映像では、その無人機が接近しているところに、クレムリンの外の階段を上っている人の姿が二人映っていて、時刻は早朝間近な午前3時頃なのになんでそんなところに人が居るのかという素朴な疑問が多く出されています。さらにその無人機は直前で爆発したように見えるのですが、何か迎撃システムが作動したようにも見えず、自爆したように見えるんですよね。でも、建物に衝突して爆発するなら損傷させる意図が分かるけれど、まだ空中にいる間に爆発しても、そんなに効果は無いでしょう。精々視覚的な効果しか期待出来ないけれど、夜明け前にそんなことをやっても意味は無いだろうし。現在のロシア・ウクライナの状況で、最も信頼出来る専門家の一人と言える、東京大学・先端科学技術研究センターの小泉氏としても、やはりどちらの行為という確証はまだ不明な様子。個人的には、5月9日の「戦勝記念日」に向けて、大きな行動に出るための理由付けとしてロシア側が自作自演でウクライナへの攻撃理由を作った、という説が一番ありそうな気がしますが。あるいは、ロシア国内の反体制派が、両陣営を巻き込むために実行したという可能性も無くは無いだろうけど。

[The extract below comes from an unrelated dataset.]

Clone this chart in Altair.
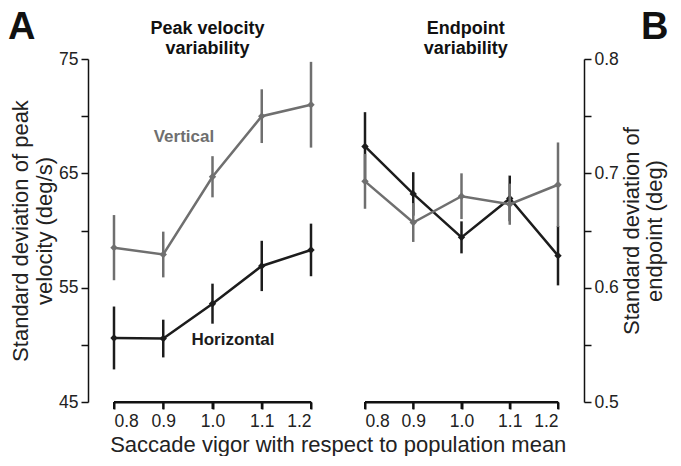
import altair as alt
import pandas as pd

vigor = [0.8, 0.9, 1.0, 1.1, 1.2]

pv_vert = [58.5, 57.9, 64.7, 70.0, 71.0]
pv_vert_err = [2.85, 2.0, 1.8, 2.35, 3.75]
pv_horz = [50.6, 50.55, 53.6, 56.9, 58.3]
pv_horz_err = [2.75, 1.65, 1.75, 2.2, 2.3]

ep_vert = [0.693, 0.657, 0.680, 0.673, 0.690]
ep_vert_err = [0.024, 0.017, 0.020, 0.018, 0.037]
ep_horz = [0.7235, 0.682, 0.644, 0.678, 0.628]
ep_horz_err = [0.030, 0.019, 0.014, 0.020, 0.026]

title_left = ["Peak velocity", "variability"]
title_right = ["Endpoint", "variability"]
series_names = ["Vertical", "Horizontal"]

GRAY = "#6f6f6f"
BLACK = "#1c1c1c"
AX = "#111111"
FONT = "Liberation Sans"
WL, WR, H = 197, 193, 343

xaxis = alt.Axis(title=None, values=vigor, format=".1f", grid=False,
                 ticks=True, domain=True, tickSize=7, labelPadding=3,
                 domainColor=AX, tickColor=AX, domainWidth=2, tickWidth=2)


def frame(vals, errs):
    return pd.DataFrame({
        "x": vigor,
        "m": vals,
        "lo": [v - e for v, e in zip(vals, errs)],
        "hi": [v + e for v, e in zip(vals, errs)],
    })


def X(xs):
    return alt.X("x:Q", scale=xs, axis=xaxis)


def series(df, color, xs, ys, yaxis):
    base = alt.Chart(df)
    rule = base.mark_rule(color=color, strokeWidth=2.5).encode(
        x=X(xs), y=alt.Y("lo:Q", scale=ys, axis=yaxis), y2="hi:Q")
    line = base.mark_line(color=color, strokeWidth=2.5).encode(
        x=X(xs), y=alt.Y("m:Q", scale=ys, axis=yaxis))
    pts = base.mark_point(shape="diamond", filled=True, opacity=1,
                          color=color, size=55).encode(
        x=X(xs), y=alt.Y("m:Q", scale=ys, axis=yaxis))
    return [rule, line, pts]


def text_layer(df, xs, ys, yaxis, **kw):
    return alt.Chart(df).mark_text(font=FONT, **kw).encode(
        x=X(xs), y=alt.Y("y:Q", scale=ys, axis=yaxis), text="t:N")


def x_axis_line(xs, ys, yaxis, ymin):
    dom = alt.Chart(pd.DataFrame({"x": [vigor[0]], "x2": [vigor[-1]],
                                  "y": [ymin]})).mark_rule(
        color=AX, strokeWidth=2).encode(
        x=X(xs), x2="x2:Q", y=alt.Y("y:Q", scale=ys, axis=yaxis))
    ticks = alt.Chart(pd.DataFrame({"x": vigor, "y": [ymin] * len(vigor)})).mark_rule(
        color=AX, strokeWidth=2, y2Offset=7).encode(
        x=X(xs), y=alt.Y("y:Q", scale=ys, axis=yaxis), y2="y:Q")
    return [dom, ticks]


xs1 = alt.Scale(domain=[0.8, 1.2], nice=False, zero=False)
xs2 = alt.Scale(domain=[0.8, 1.2], nice=False, zero=False)

# Left panel
ys1 = alt.Scale(domain=[45, 75], nice=False, zero=False)
axis_left = alt.Axis(
    title=["Standard deviation of peak", "velocity (deg/s)"],
    values=[45, 50, 55, 60, 65, 70, 75],
    labelExpr="datum.value % 10 == 5 ? datum.label : ''",
    offset=26, grid=False, titlePadding=2, labelPadding=3, tickSize=7)

ann_l = pd.DataFrame({"x": [0.942, 1.0416], "y": [68.2, 50.4],
                      "t": series_names, "c": series_names})
labels_l = alt.Chart(ann_l).mark_text(fontWeight="bold", fontSize=17,
                                      font=FONT).encode(
    x=X(xs1), y=alt.Y("y:Q", scale=ys1, axis=axis_left), text="t:N",
    color=alt.Color("c:N", scale=alt.Scale(domain=series_names,
                                           range=[GRAY, BLACK]), legend=None))
letter_a = text_layer(pd.DataFrame({"x": [0.585], "y": [79.4], "t": ["A"]}),
                      xs1, ys1, axis_left, fontWeight="bold", fontSize=38,
                      align="left", baseline="top", color="#111")
head_l = text_layer(pd.DataFrame({"x": [0.99, 0.99], "y": [77.2, 75.45],
                                  "t": title_left}),
                    xs1, ys1, axis_left, fontWeight="bold", fontSize=18,
                    baseline="alphabetic", color="#111")

left = alt.layer(
    *series(frame(pv_horz, pv_horz_err), BLACK, xs1, ys1, axis_left),
    *series(frame(pv_vert, pv_vert_err), GRAY, xs1, ys1, axis_left),
    labels_l, letter_a, head_l,
    *x_axis_line(xs1, ys1, axis_left, 45),
).properties(width=WL, height=H)

# Right panel
ys2 = alt.Scale(domain=[0.5, 0.8], nice=False, zero=False)
axis_right = alt.Axis(
    title=["Standard deviation of", "endpoint (deg)"],
    orient="right",
    values=[0.5, 0.55, 0.6, 0.65, 0.7, 0.75, 0.8],
    labelExpr="round(datum.value*100) % 10 == 0 ? format(datum.value, '.1f') : ''",
    offset=26, grid=False, titlePadding=2, labelPadding=3, titleAngle=270,
    tickSize=7, titleLineHeight=23)

letter_b = text_layer(pd.DataFrame({"x": [1.372], "y": [0.844], "t": ["B"]}),
                      xs2, ys2, axis_right, fontWeight="bold", fontSize=38,
                      align="left", baseline="top", color="#111")
head_r = text_layer(pd.DataFrame({"x": [1.009, 1.009], "y": [0.822, 0.8045],
                                  "t": title_right}),
                    xs2, ys2, axis_right, fontWeight="bold", fontSize=18,
                    baseline="alphabetic", color="#111")

right = alt.layer(
    *series(frame(ep_horz, ep_horz_err), BLACK, xs2, ys2, axis_right),
    *series(frame(ep_vert, ep_vert_err), GRAY, xs2, ys2, axis_right),
    letter_b, head_r,
    *x_axis_line(xs2, ys2, axis_right, 0.5),
).properties(width=WR, height=H)

chart = alt.hconcat(left, right, spacing=54, bounds="flush").resolve_scale(
    y="independent").properties(
    title=alt.TitleParams("Saccade vigor with respect to population mean",
                          orient="bottom", anchor="middle", fontSize=22,
                          fontWeight="normal", font=FONT, color="#222",
                          offset=5),
    padding=0,
).configure_view(stroke=None).configure_axis(
    labelFont=FONT, titleFont=FONT, labelFontSize=17.5, titleFontSize=22,
    titleFontWeight="normal", labelColor="#222", titleColor="#222",
    domainColor=AX, tickColor=AX, domainWidth=1.5, tickWidth=1.5,
    titleLineHeight=24,
)

chart.save("out.html", embed_options={"renderer": "svg", "actions": False})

ロシアのウクライナ侵攻が始まり、もう1年と数ヶ月が過ぎ、未だにその行方は分からないまま。ただ、時間が立てば立つほど、ウクライナ側は西側からの兵器や武器供給を受けて装備は充実してくるので、人員は豊富だけれど武器不足・旧式化しているロシアとの差がどんどん縮まるんじゃ無いだろうか。ただ悩ましいのは、余りにロシアを追い詰めてしまうと、最後の手段=核使用に踏み切られてしまうと、そこからはもう第三次世界大戦の口火となる可能性も出てしまうわけで、どちらにとっても悩ましい。ただ、NATO非加盟のウクライナへ核使用とはいえ、隣接するNATOとしては流石にそれを見逃せないだろうし、アメリカにしても今よりも積極的に介入する切掛になるかもしれない。それはロシアに取っては最悪なシナリオのはずで、そうなると通常兵器での大規模攻勢で、自分達も大きな損耗をしつつもそれ以上の損耗をウクライナに生じさせて、少なくとも現在の占領地を維持したままで停戦に持ち込むのが、ロシアにとって最大の落とし所なのかなと。

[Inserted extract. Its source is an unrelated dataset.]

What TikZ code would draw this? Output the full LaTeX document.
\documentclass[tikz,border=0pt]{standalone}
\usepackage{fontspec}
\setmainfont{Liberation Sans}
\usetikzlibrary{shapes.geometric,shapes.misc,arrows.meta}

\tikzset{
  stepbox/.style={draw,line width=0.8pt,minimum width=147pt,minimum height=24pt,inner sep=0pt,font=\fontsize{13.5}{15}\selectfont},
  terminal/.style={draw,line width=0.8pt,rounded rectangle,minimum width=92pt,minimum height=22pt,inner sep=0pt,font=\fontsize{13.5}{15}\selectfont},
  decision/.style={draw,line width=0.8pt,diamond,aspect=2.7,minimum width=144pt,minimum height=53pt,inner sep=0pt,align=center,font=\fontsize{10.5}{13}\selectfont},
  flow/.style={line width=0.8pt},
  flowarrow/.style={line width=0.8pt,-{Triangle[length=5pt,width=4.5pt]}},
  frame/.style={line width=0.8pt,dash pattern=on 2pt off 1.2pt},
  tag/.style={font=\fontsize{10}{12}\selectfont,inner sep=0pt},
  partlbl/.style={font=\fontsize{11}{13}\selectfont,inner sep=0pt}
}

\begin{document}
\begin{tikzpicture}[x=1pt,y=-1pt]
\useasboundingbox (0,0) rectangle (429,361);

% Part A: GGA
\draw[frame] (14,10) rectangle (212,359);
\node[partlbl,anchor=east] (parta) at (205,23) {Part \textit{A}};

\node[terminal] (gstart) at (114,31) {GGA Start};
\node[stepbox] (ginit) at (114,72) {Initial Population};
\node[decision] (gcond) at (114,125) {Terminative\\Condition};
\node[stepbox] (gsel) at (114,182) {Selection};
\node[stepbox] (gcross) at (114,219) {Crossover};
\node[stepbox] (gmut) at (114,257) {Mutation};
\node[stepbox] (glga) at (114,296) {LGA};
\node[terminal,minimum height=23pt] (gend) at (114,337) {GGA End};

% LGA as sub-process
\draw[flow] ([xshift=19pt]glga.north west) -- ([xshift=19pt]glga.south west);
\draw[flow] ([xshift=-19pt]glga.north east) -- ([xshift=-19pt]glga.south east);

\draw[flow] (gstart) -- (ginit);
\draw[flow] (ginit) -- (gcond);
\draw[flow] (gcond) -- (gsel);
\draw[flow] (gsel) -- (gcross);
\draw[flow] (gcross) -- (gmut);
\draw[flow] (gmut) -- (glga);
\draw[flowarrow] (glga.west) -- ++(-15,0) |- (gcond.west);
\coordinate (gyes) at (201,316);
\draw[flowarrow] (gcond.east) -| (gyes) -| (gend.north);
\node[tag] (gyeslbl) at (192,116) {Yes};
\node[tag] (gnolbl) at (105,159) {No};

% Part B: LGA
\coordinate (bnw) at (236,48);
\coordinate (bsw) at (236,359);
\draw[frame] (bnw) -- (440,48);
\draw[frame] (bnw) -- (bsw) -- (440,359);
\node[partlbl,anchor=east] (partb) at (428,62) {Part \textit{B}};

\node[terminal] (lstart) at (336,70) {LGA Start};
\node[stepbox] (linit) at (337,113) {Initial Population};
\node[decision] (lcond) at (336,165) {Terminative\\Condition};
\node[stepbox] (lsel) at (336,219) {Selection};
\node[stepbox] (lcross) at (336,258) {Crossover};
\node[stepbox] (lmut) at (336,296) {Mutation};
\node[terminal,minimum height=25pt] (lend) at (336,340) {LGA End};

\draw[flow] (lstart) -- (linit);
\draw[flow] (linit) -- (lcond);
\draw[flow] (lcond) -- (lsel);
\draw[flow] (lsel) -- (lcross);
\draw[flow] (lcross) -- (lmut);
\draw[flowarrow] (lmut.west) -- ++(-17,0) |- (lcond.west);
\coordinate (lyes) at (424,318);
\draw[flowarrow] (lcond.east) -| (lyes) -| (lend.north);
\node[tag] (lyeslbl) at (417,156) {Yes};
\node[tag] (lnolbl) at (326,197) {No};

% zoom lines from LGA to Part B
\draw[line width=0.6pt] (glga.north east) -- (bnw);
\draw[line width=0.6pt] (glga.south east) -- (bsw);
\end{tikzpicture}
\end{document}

ウクライナとしては、戦争当初は今回新たに占領された地域を取り戻せば、2014年に進入されたドンバス地域やクリミアに関しては仕方ないという気持ちもあったのかもしれない。ただ、ここまで戦争が長引き、かつ一方的に多数の民間人への被害も出ている状態では、侵攻以前の状態に戻るだけでは自分達はマイナスですから、犠牲者に見合うだけの戦果も必要になるでしょうね。そう言う意味では、ドンバス地域は背後にロシア領があるから、物量的になかなか厳しい場所だと思うけれど、クリミアに関しては半島の入口二箇所を占拠できれば孤立化させて奪還することも可能な気がする。以前クリミア大橋を攻撃して一時通行不能にしたけれど、こちらはミサイル等で橋を破壊できれば閉鎖できるから、クリミア半島の内側から侵攻して北側の接続部分を閉じれば、逆に新規に侵攻された南側の領域に対しての援護も出来るようになるだろうし。ただ、そのための犠牲はどちらにとっても大きなものになることだけは確実ですが。1年前は、ロシアのキーウ電撃侵攻が失敗し、ウクライナの東側から物量で攻め込む作戦が始まった頃ですが、今度はウクライナ側が西側の豊富な武器を手にして、集中突破してロシアの侵攻を分断するのだろうか。平和を望むし戦争を肯定するつもりは無いけれど、ロシア側の言い分に一分の正義も感じられないこの戦いに関しては、ウクライナが勝利するしか解決策は無いと思うし、その為の犠牲が出来るだけ少ない事を祈るだけです。誰の仕業か分からないけれど、クレムリン襲撃という象徴的な事象が、もしかしたら大きなターニングポイントになるかも。